McNally's expertly written 1995 work is based on a series of tutorials that Callas taught at New York's Juilliard School over several months in 1971 and 1972. Her career was in decline by then, her voice lost, yet she was no less demanding — of others, of the spotlight.

Directed here by Michael Grayman, Cynthia Hyer is a commanding yet vulnerable Callas, past her prime but still self-obsessed. She's jealous of "colleagues," preoccupied with the past — its hardships and pain as well as its triumphs. Standing before her students, she is no longer in pre- and postwar Europe, in poverty and wanting for an orange, or performing for Nazis in Greece. She's not the ugly, fat Greek girl anymore. Whether these young people idolize Callas, all are eager to learn from her, the great la Divina. She's a hard one, tough on them, expecting as much of them as she did of herself. Maybe more.

Her outsized ego won't let her recall the name of the class's accompanist. Manny (played by Music Director Tony Bernal) and Callas have worked together just the day before, yet she remembers only what he wore. Her eyes are as trained for the theatrical as her ears, after all. So she's also annoyed with us, the audience (whom she addresses as her class). She points to us and complains: "You need a look. You don't have a look." She's tough but funny — very funny.

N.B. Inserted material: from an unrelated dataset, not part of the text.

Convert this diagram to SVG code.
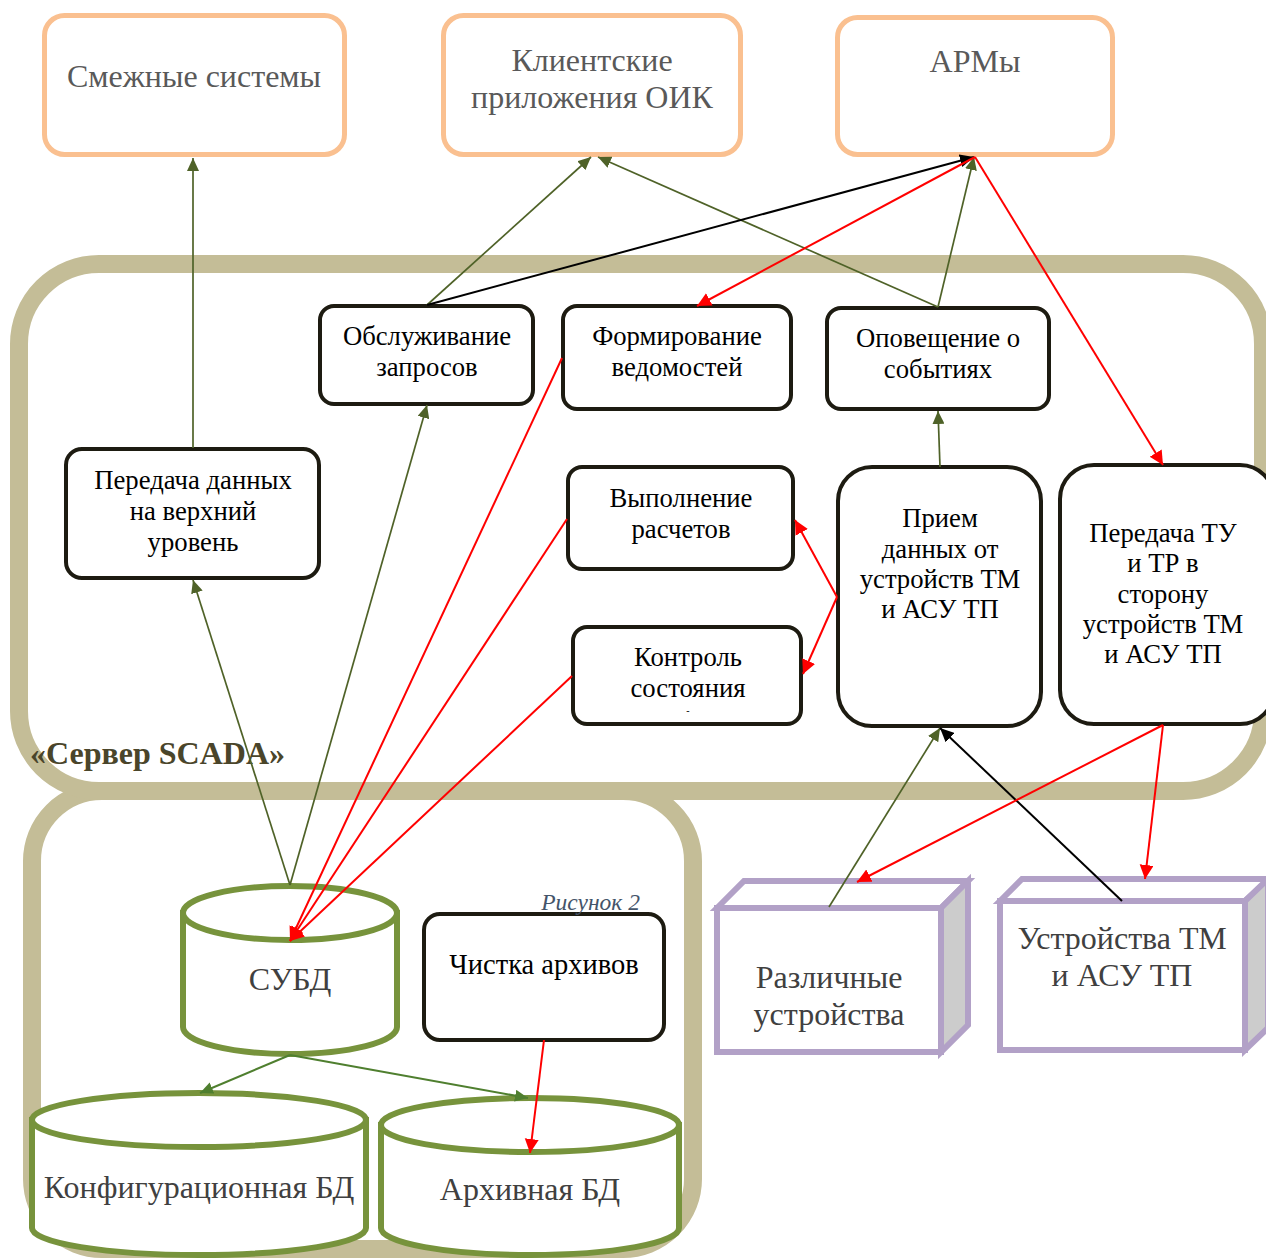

Her first student, Sophie, isn't amused. Callas doesn't even approve of her name (which Callas thinks is inappropriate for an opera artist), and the bright-eyed, somewhat clueless young soprano lacks the skill and discipline that Callas expects. She tries to measure up but withers under Callas' scrutiny, her repeated interruptions as she tries to sing. (Actress and writer Natalie Liccardello, playing Sophie, reveals yet another talent: singing.) "Feel!" Callas repeats while berating her for her dress, for not being prepared, for not having a pencil. (I wanted to lend her mine.) "Feel!"

Poor Sophie, trying a difficult aria, can't get past a starting O. And Tony doesn't get a whole lot further when it's his turn next to the piano, though he manages several lyrics before Callas shuts him down. But he's thrilled that he made it that far and can barely contain his enthusiasm. The ambitious Tony (given a very funny and skillfully sung portrayal by Vigthor Zophoniasson) blurts his admiration for Mario Lanza and belts out a melody. Callas is moved by this tenor. The moment reminds her of something — or someone — else.

McNally's Callas often loses herself in memory. In Spinning Tree's staging, Paul Tilson's lighting design sets off the star's soliloquies. As she mentally leaves the room, changes in hue show different parts of her past, underscoring reveries that reveal as much about this woman as do her interactions with the students.

Sylvia Stoner, also with considerable talent and opera chops, is the last soprano to bear Callas' searing analysis. (Even the singers' entrances undergo critique.) Yet Callas is also taken by her ability, and this time the encounter looses one of her longer recollections (aided, not for the only time here, by recordings of Callas that elicit chills). Everything she sacrificed, she says, has been for her art, achieved through "technique, discipline, courage."

As she admonishes her charges to pursue their own technique and discipline and courage, she seems oblivious to the love remaining right in her midst. McNally's play uncovers Callas at a sad point in her life, her too-short career behind her and a much-publicized love affair with Aristotle Onassis in ruins. Yet these depressing facts are eclipsed by this play's intelligence and wit — and depth of feeling. All of this is brought to music-studio life at Spinning Tree, where we get a peek inside the soul of an artist. Because it's all about the art. Everything for the art.